The journey, the manifesto and the prescheduled emails
Allen reportedly travelled from California to Washington by train over several days, arriving the Friday afternoon before the Saturday evening attack. Slow, deliberate, no flight manifests, no airport security cameras. Whatever else this was, it was not impulsive.
According to the Washington Post and NBC News, Allen sent prescheduled emails at around 8:30 p.m. containing what he titled an 'Apology and Explanation' manifesto. Roughly ten minutes before he approached the checkpoint, he is said to have messaged family members claiming it was his duty to target Trump administration officials. Social media posts attributed to him allegedly compared Trump to Hitler, and he reportedly referred to himself, with the kind of grim self-mythologising that tends to feature in these cases, as a 'friendly federal assassin'.
None of that, of course, is friendly.
The weapons were legal
Here is the detail that will spark the loudest debate on this side of the Atlantic. According to the DOJ filing and the Washington Post, both firearms were legally purchased in California. A 12-gauge shotgun and a handgun, bought through legitimate channels, transported across state lines and allegedly carried into a venue hosting the President of the United States.
For UK readers, this is the bit that genuinely does not compute. California has some of the stricter gun laws in the US, and even there, a private citizen can lawfully own the kind of firepower that, in Britain, would put you on a watchlist before you finished filling out the form. The interstate transport of one of the firearms forms part of the charges Allen now faces.
The charges
Allen has been charged with attempted assassination of the president, discharge of a firearm during a violent crime, and interstate transport of a firearm with intent to commit a felony. If convicted, he faces up to life in prison.

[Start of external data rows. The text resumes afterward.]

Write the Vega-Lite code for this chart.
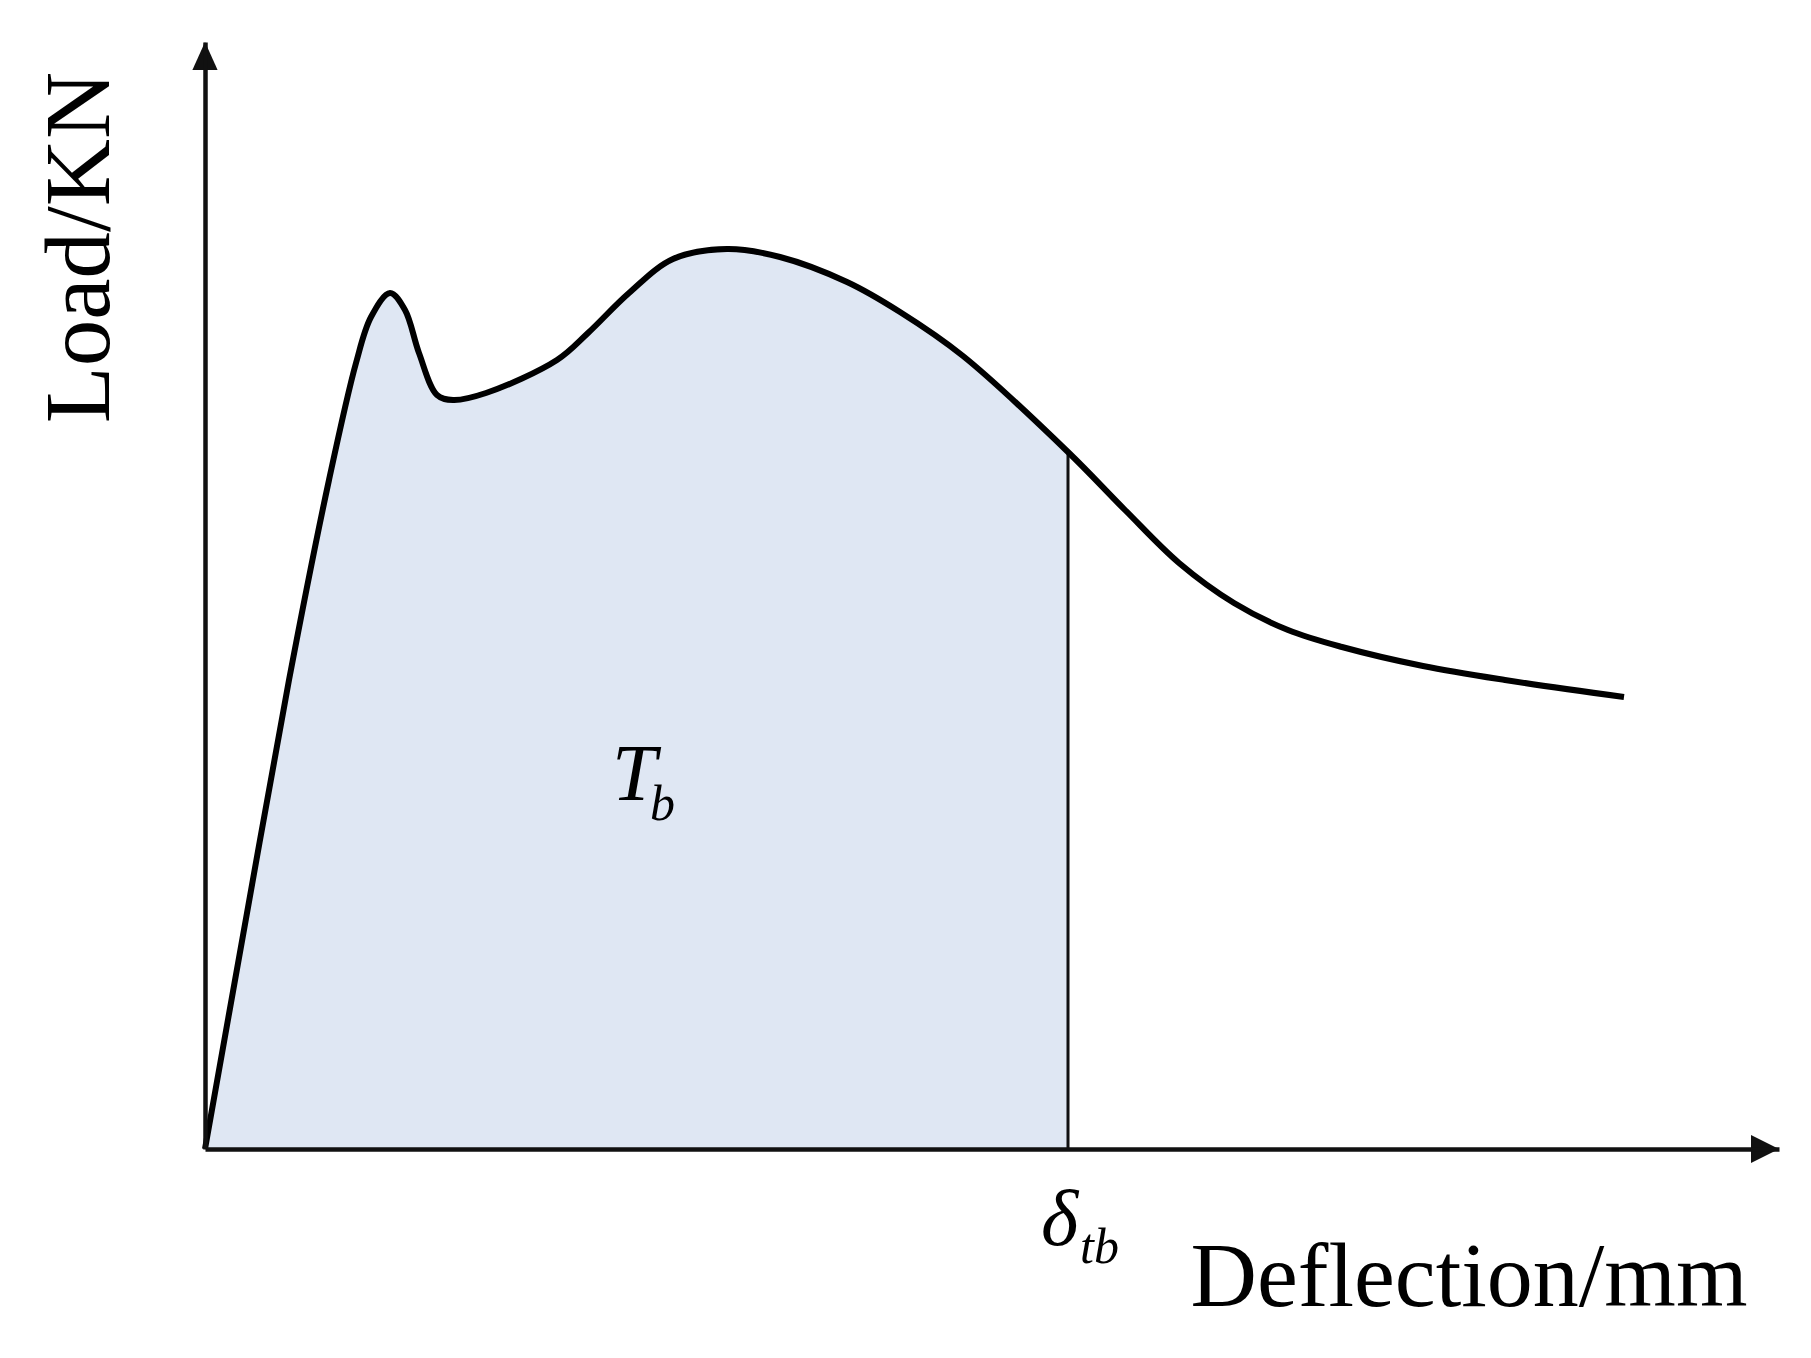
{
  "$schema": "https://vega.github.io/schema/vega-lite/v6.json",
  "width": 1574,
  "height": 1107,
  "autosize": {"type": "none"},
  "padding": {"left": 205, "top": 42, "right": 32, "bottom": 209},
  "background": "white",
  "config": {"view": {"stroke": null}},
  "datasets": {
    "curve": [
      {"deflection": 0, "load": 0},
      {"deflection": 4.2, "load": 23.6},
      {"deflection": 8.4, "load": 46.9},
      {"deflection": 12.4, "load": 66.9},
      {"deflection": 15.1, "load": 78.6},
      {"deflection": 16.6, "load": 83.2},
      {"deflection": 18.5, "load": 85.6},
      {"deflection": 20.0, "load": 83.9},
      {"deflection": 21.4, "load": 79.6},
      {"deflection": 23.2, "load": 75.4},
      {"deflection": 24.8, "load": 74.9},
      {"deflection": 28.1, "load": 75.6},
      {"deflection": 35.2, "load": 78.9},
      {"deflection": 38.3, "load": 81.6},
      {"deflection": 42.4, "load": 85.6},
      {"deflection": 46.8, "load": 89.0},
      {"deflection": 52.2, "load": 90.0},
      {"deflection": 57.5, "load": 89.2},
      {"deflection": 64.2, "load": 86.7},
      {"deflection": 69.5, "load": 83.7},
      {"deflection": 75.8, "load": 79.3},
      {"deflection": 86.3, "load": 69.7},
      {"deflection": 92.0, "load": 63.9},
      {"deflection": 97.4, "load": 58.6},
      {"deflection": 102.9, "load": 54.6},
      {"deflection": 108.3, "load": 51.9},
      {"deflection": 113.7, "load": 50.2},
      {"deflection": 121.8, "load": 48.3},
      {"deflection": 130.0, "load": 46.9},
      {"deflection": 141.9, "load": 45.2}
    ],
    "delta": [{"deflection": 86.3, "load": 69.7}],
    "arrows": [
      {"deflection": 0, "load": 110.7, "dir": "up"},
      {"deflection": 157.4, "load": 0, "dir": "right"}
    ],
    "mainLabels": [
      {"deflection": 40.7, "load": 34.9, "text": "T"},
      {"deflection": 83.6, "load": -9.6, "text": "δ"}
    ],
    "subLabels": [
      {"deflection": 44.5, "load": 32.9, "text": "b"},
      {"deflection": 87.5, "load": -11.4, "text": "tb"}
    ]
  },
  "encoding": {
    "x": {"field": "deflection", "type": "quantitative", "scale": {"domain": [0, 157.4], "nice": false, "zero": false},
      "axis": {"domain": true, "domainColor": "#111", "domainWidth": 4.5, "ticks": false, "labels": false, "grid": false,
        "title": "Deflection/mm", "titleFont": "Liberation Serif", "titleFontSize": 92, "titleFontWeight": "normal", "titleColor": "#000",
        "titleX": 1542, "titleY": 156, "titleAlign": "right", "titleBaseline": "alphabetic", "zindex": 1}},
    "y": {"field": "load", "type": "quantitative", "scale": {"domain": [0, 110.7], "nice": false, "zero": false},
      "axis": {"domain": true, "domainColor": "#111", "domainWidth": 4.5, "ticks": false, "labels": false, "grid": false,
        "title": "Load/KN", "titleFont": "Liberation Serif", "titleFontSize": 93, "titleFontWeight": "normal", "titleColor": "#000",
        "titleAngle": -90, "titleX": -97, "titleY": 205, "titleAlign": "center", "titleBaseline": "alphabetic", "zindex": 1}}
  },
  "layer": [
    {
      "data": {"name": "curve"},
      "transform": [{"filter": "datum.deflection <= 86.3"}],
      "mark": {"type": "area", "interpolate": "catmull-rom", "color": "#DFE7F3", "opacity": 1}
    },
    {
      "data": {"name": "delta"},
      "mark": {"type": "rule", "color": "#111", "strokeWidth": 3},
      "encoding": {"y2": {"datum": 0}}
    },
    {
      "data": {"name": "curve"},
      "mark": {"type": "line", "interpolate": "catmull-rom", "color": "#000", "strokeWidth": 6}
    },
    {
      "data": {"name": "arrows"},
      "mark": {"type": "point", "filled": true, "color": "#111", "opacity": 1, "strokeWidth": 0, "size": 3136},
      "encoding": {
        "shape": {"field": "dir", "type": "nominal", "legend": null,
          "scale": {"domain": ["up", "right"], "range": ["M0,0L0.45,1L-0.45,1Z", "M0,0L-1,0.5L-1,-0.5Z"]}}
      }
    },
    {
      "data": {"name": "mainLabels"},
      "mark": {"type": "text", "font": "Liberation Serif", "fontStyle": "italic", "fontSize": 80, "align": "left", "baseline": "alphabetic", "color": "#000"},
      "encoding": {"text": {"field": "text"}}
    },
    {
      "data": {"name": "subLabels"},
      "mark": {"type": "text", "font": "Liberation Serif", "fontStyle": "italic", "fontSize": 50, "align": "left", "baseline": "alphabetic", "color": "#000"},
      "encoding": {"text": {"field": "text"}}
    }
  ]
}
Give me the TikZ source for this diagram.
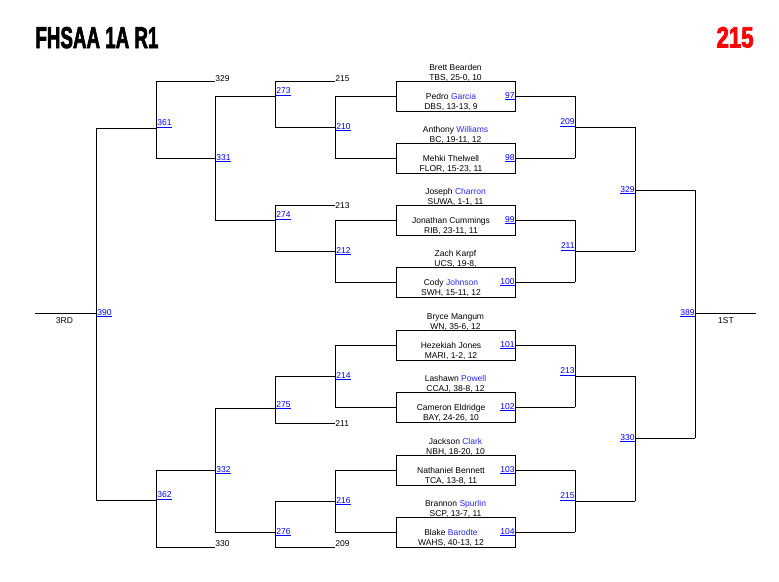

That is the headline figure prosecutors will lean on. The wider question, which courts and commentators will pick over for months, is how someone allegedly carrying that much hardware got close enough to a presidential event to need shooting at in the first place.
Why this matters beyond the headlines
For UK readers watching from a safe distance, it is tempting to file this under 'America being America' and move on. That would be a mistake. Three things are worth holding on to.
First, the security failure. Whatever the final review concludes, an armed individual got inside the perimeter of an event attended by the President. That is the sort of thing that reshapes protective protocols for years.
Second, the profile. Allen does not fit the lazy stereotype of the lone-wolf attacker. Engineering degree, steady job, awards from his employer. Radicalisation, if that is what this turns out to be, is increasingly happy to recruit from the suburbs.
Third, the planning. Prescheduled emails, train travel across the country, legally bought weapons. This was not a snap decision. It was, if the allegations hold up, a slow-build operation by someone with the patience to see it through.
The verdict, for now
The photos do the heavy lifting. A man in black tie, armed to the gills, taking a selfie minutes before allegedly trying to kill the President. Five shots, no hits, one minor knee injury, and a country once again asking how on earth this keeps almost happening.
Expect the court filings to keep dripping out. Expect the political reactions to be louder than the analysis. And expect, sadly, that this will not be the last time we have a conversation that starts with the words 'photos show'.